On the surface, it would appear this no-fee transaction is free of charge. It must be an act of kindness – right? Actually, it’s far from it. “No-fee” simply means you don’t pay anything directly. You certainly pay expenses indirectly. Financial institutions are in this to make a profit. And that’s understandable. But, at minimum, you should know what you’re up against before proceeding with this type transaction.

The important details and costs are commonly hidden in the fine print. The advisor selling the 401k rollover will be hesitant to bring up expenses – it’s not easy to explain – and this could scare you away.

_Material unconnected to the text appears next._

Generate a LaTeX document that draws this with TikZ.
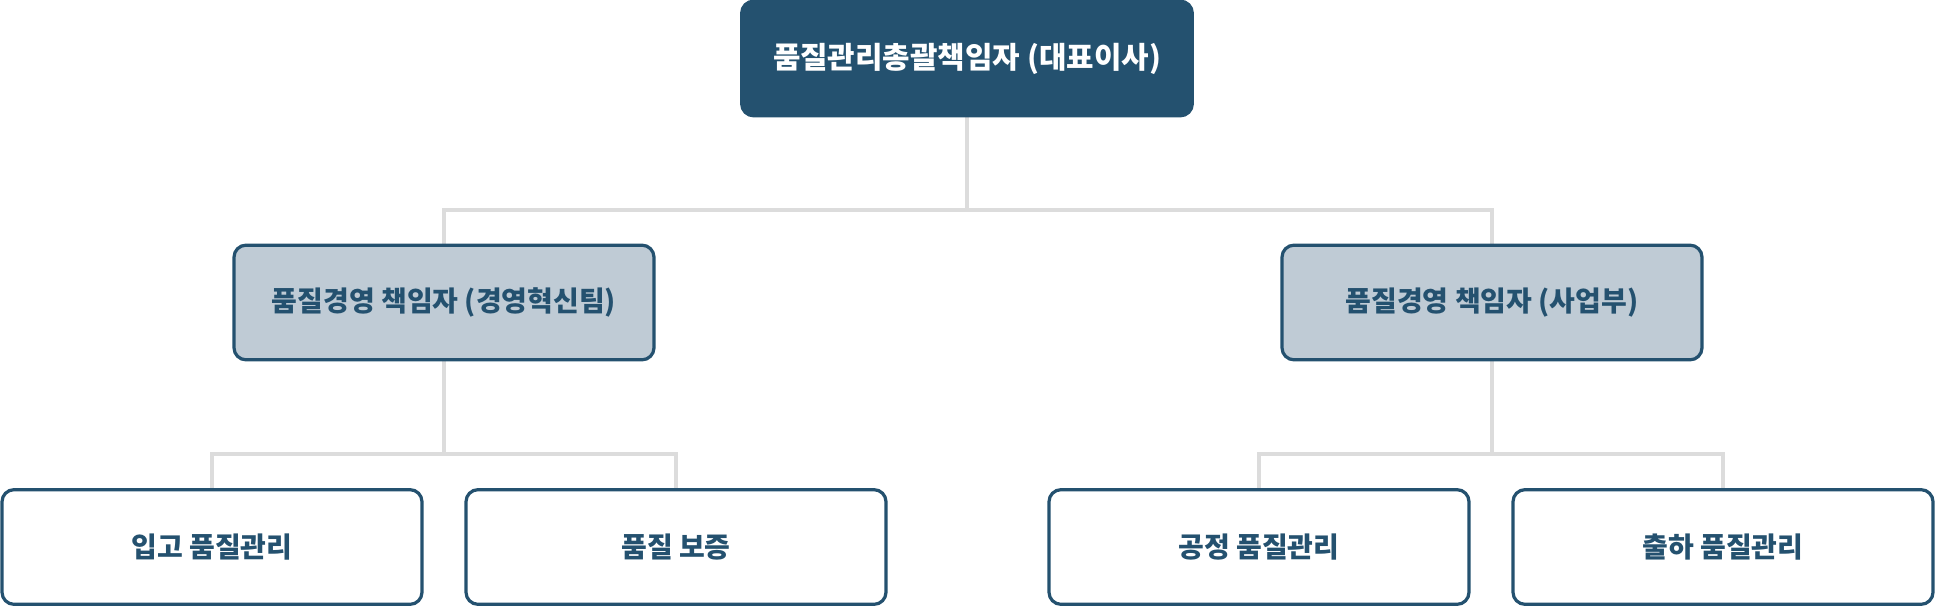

Nonetheless, it’s something you should understand before moving forward.

The 401k Rollover

The typical financial advisor down the street makes money on 401k rollovers by earning a commission from the mutual fund company or insurance company (in the case of an annuity). The commissions (and expenses for you) are often front-loaded. The typical A Share or Annuity pays, at minimum, 5.75% commissions on new deposits. Therefore, you roll over your 401k worth $50,000 and the financial advisor is making $2,875 in one lump sum when the money transfers.

Plus, the typical A share or annuity has higher than normal expenses (lots of marketing expenses built in) and includes a 0.25% ongoing trail commission – all of which you ultimately pay very discretely within your account. It’s far from free.

Is there more to it that we’re missing? Not really. The advisor that sells a product for a commission has no obligation to continue helping you. It’s a transactional deal – once the money rolls over, their work is done. Of course they will follow up with you over time, but it’s typically to help you buy more products (often for more commissions).

Now this is not all bad – it’s worked really well for many years. For a while it was the only way you could purchase these types of funds. But now the question is: how does it compare to alternatives today? Are the expenses worth it for you?

The Alternative

An alternative to consider: if all you really want is advice on what to do with your old 401k, why not pay a fee-only advisor for a few hours of their time to help you make this decision? The fee-only advisor doesn’t accept commissions and, therefore, you must pay them directly. Many will want to run when they hear the word “fees”… but hear me out for a minute.

For two hours of time, this will likely cost you $400 – $500. But, because the advisor is working directly for you, they are much more likely to provide objective advice. For instance.. should you be rolling over your 401k in the first place? Maybe you should keep it in your old 401k or roll it over into your new 401k instead of defaulting to the 401k Rollover (to an IRA). There are several things to consider with a rollover.

But, for the sake of comparison, let’s say the fee-only advisor does recommend the 401k rollover. As part of their consult, they will recommend specific funds you should purchase based on your situation. All of the funds they recommend are no-load funds and therefore have no commissions

– this saves you the $2,875 plus the ongoing additional expenses. Plus, they help you set up the account and everything all in your two hour consult
– and then you are on your way.

Both deals are purely transactional. Both deals help you figure out what to do with your old 401k. Both deals solve your problem. However, the “free advisor” ends up costing you over $2,000 more than the hourly advisor. Which advisor would rather work with?